Labour's annual conference has urged Jeremy Corbyn to include a commitment to the free movement of people in the party's next election manifesto.

Labour's 2017 manifesto vowed to end free movement when the UK leaves the European Union.

But delegates in Brighton have voted overwhelmingly to reject that - and to extend migrant rights in other areas.

Mr Corbyn had to miss the final day of conference to head back to Westminster for the resumption of Parliament.

But delegates have continued to debate and vote on policies - and cheered as the motion on extending migrant rights was carried unanimously in a show of hands.

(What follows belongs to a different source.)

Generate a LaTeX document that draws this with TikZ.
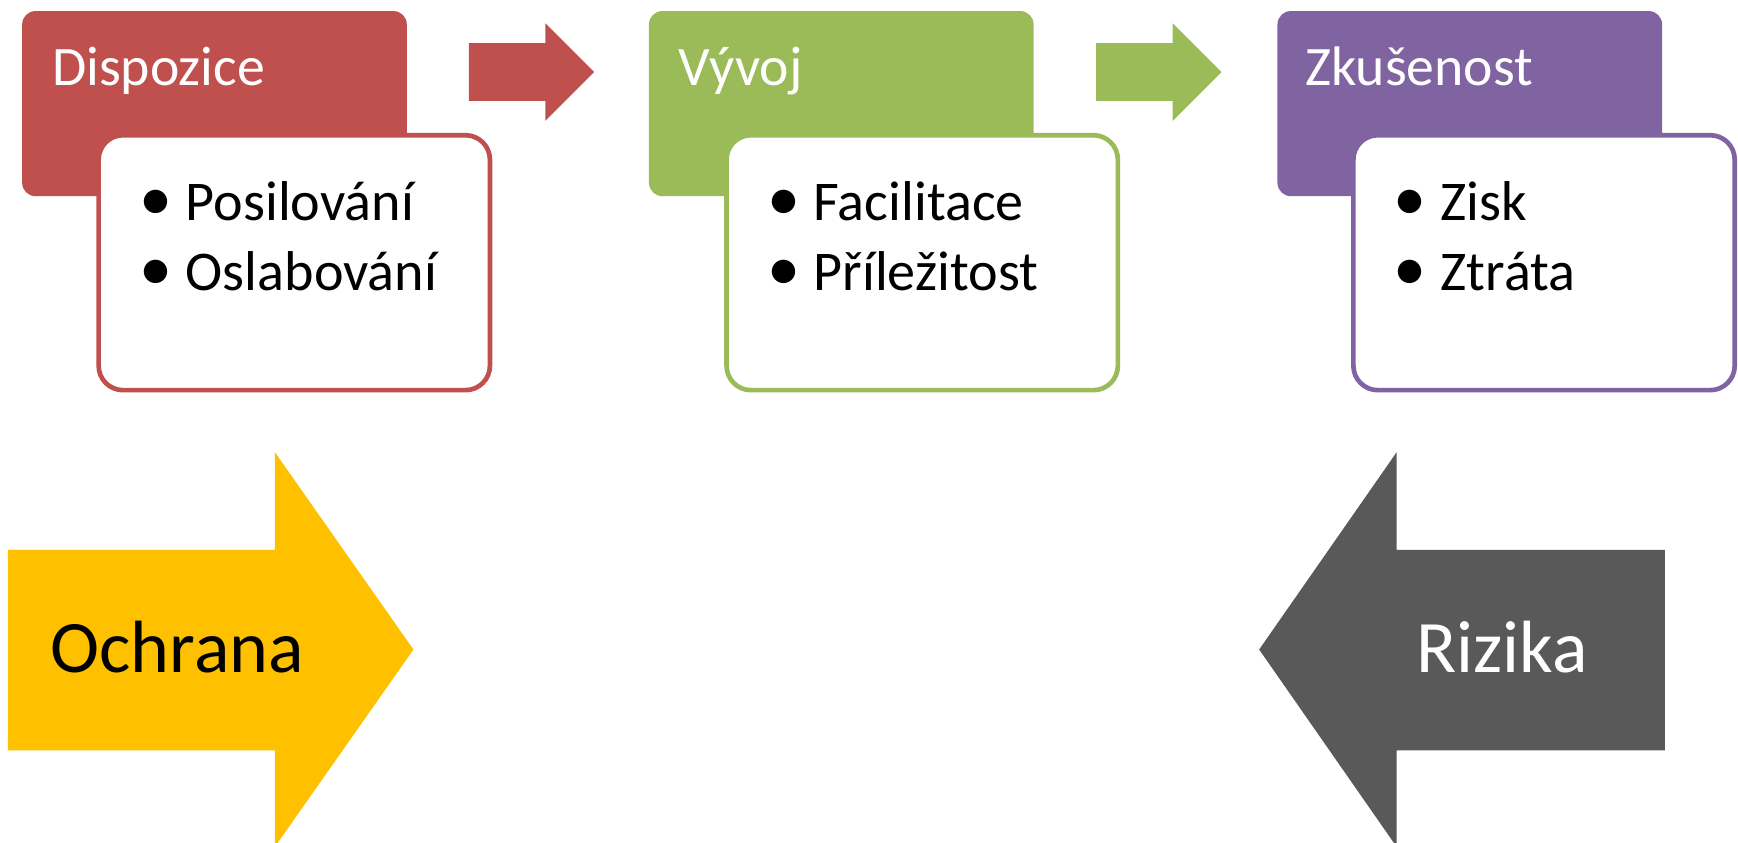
\documentclass[tikz,border=0pt]{standalone}
\usepackage{fontspec}
\setmainfont{Carlito}

\definecolor{dispored}{HTML}{C0504D}
\definecolor{vyvojgreen}{HTML}{9BBB59}
\definecolor{zkuspurple}{HTML}{8064A2}
\definecolor{ochranayellow}{HTML}{FFC000}
\definecolor{rizikagrey}{HTML}{595959}

\tikzset{
  headbox/.style={rounded corners=0.12cm, minimum width=3.47cm, minimum height=1.67cm, inner sep=0pt},
  itembox/.style={draw, fill=white, line width=1.2pt, rounded corners=0.22cm, minimum width=3.53cm, minimum height=2.30cm, inner sep=0pt},
  headtext/.style={anchor=base west, text=white, font=\fontsize{14.3}{17}\selectfont, inner sep=0pt},
  itemtext/.style={anchor=base west, font=\fontsize{14.4}{17}\selectfont, inner sep=0pt},
  bigtext/.style={anchor=base west, font=\fontsize{19}{23}\selectfont, inner sep=0pt}
}
\newcommand{\bitem}[1]{\makebox[0.42cm][l]{{\fontsize{17}{17}\selectfont\textbullet}}#1}

\begin{document}
\begin{tikzpicture}

  \useasboundingbox (0,0) rectangle (15.68,-7.60);

  % --- Dispozice (red) ---
  \node[headbox, fill=dispored] (dispo) at (1.935,-0.935) {};
  \node[headtext] (dispotext) at ([xshift=0.27cm, yshift=-0.68cm]dispo.north west) {Dispozice};
  \node[itembox, draw=dispored] (dispobox) at (2.655,-2.37) {};
  \node[itemtext] (posil) at ([xshift=0.38cm, yshift=-0.79cm]dispobox.north west) {\bitem{Posilování}};
  \node[itemtext] (oslab) at ([yshift=-0.63cm]posil.base west) {\bitem{Oslabování}};

  % --- Vyvoj (green) ---
  \node[headbox, fill=vyvojgreen] (vyvoj) at (7.59,-0.935) {};
  \node[headtext] (vyvojtext) at ([xshift=0.27cm, yshift=-0.68cm]vyvoj.north west) {Vývoj};
  \node[itembox, draw=vyvojgreen] (vyvojbox) at (8.32,-2.37) {};
  \node[itemtext] (facil) at ([xshift=0.38cm, yshift=-0.79cm]vyvojbox.north west) {\bitem{Facilitace}};
  \node[itemtext] (prilez) at ([yshift=-0.63cm]facil.base west) {\bitem{Příležitost}};

  % --- Zkusenost (purple) ---
  \node[headbox, fill=zkuspurple] (zkus) at (13.26,-0.935) {};
  \node[headtext] (zkustext) at ([xshift=0.25cm, yshift=-0.68cm]zkus.north west) {Zkušenost};
  \node[itembox, draw=zkuspurple, minimum width=3.44cm] (zkusbox) at (13.93,-2.37) {};
  \node[itemtext] (zisk) at ([xshift=0.38cm, yshift=-0.79cm]zkusbox.north west) {\bitem{Zisk}};
  \node[itemtext] (ztrata) at ([yshift=-0.63cm]zisk.base west) {\bitem{Ztráta}};

  % --- Small arrows between the groups ---
  \fill[dispored]
    (4.23,-0.39) -- (4.92,-0.39) -- (4.92,-0.21) -- (5.36,-0.65)
    -- (4.92,-1.09) -- (4.92,-0.91) -- (4.23,-0.91) -- cycle;
  \fill[vyvojgreen]
    (9.89,-0.39) -- (10.58,-0.39) -- (10.58,-0.21) -- (11.02,-0.65)
    -- (10.58,-1.09) -- (10.58,-0.91) -- (9.89,-0.91) -- cycle;

  % --- Ochrana arrow (yellow, pointing right) ---
  \fill[ochranayellow]
    (0.07,-4.96) -- (2.48,-4.96) -- (2.48,-4.08) -- (3.73,-5.86)
    -- (2.48,-7.64) -- (2.48,-6.77) -- (0.07,-6.77) -- cycle;
  \node[bigtext] (ochrana) at (0.45,-6.07) {Ochrana};

  % --- Rizika arrow (grey, pointing left) ---
  \fill[rizikagrey]
    (15.02,-4.96) -- (12.60,-4.96) -- (12.60,-4.08) -- (11.36,-5.86)
    -- (12.60,-7.64) -- (12.60,-6.77) -- (15.02,-6.77) -- cycle;
  \node[bigtext, text=white] (rizika) at (12.77,-6.07) {Rizika};

\end{tikzpicture}
\end{document}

The motion urges Labour to:

  • Defend the right of EU migrants to live and work in the EU under free movement rules

  • Give the vote to all migrants in the UK

  • Reject any immigration system based on quotas, caps, targets or incomes

  • Close all migrant detention centres

  • Guarantee the unconditional right to family reunion visas for migrants from outside the EU

  • End "no recourse to public funds" policies, which prevent some immigrants from claiming benefits

  • Scrap so-called "hostile environment" polices, which restrict access to accommodation and the NHS

Ana Oppenheim, from the Labour Campaign for Free Movement, which put forward the motion, said: "In 2017, it was a source of shame for many activists that our manifesto included ending free movement.

"Now we can move forward not only committed to defending free movement, but to giving migrants the vote."

Vijay Jackson, a delegate from Edinburgh Central, who seconded the motion, said: "This set of policies is nothing less than what every migrant worker deserves and it is Labour's class duty as socialists and internationalists to implement our demands in full."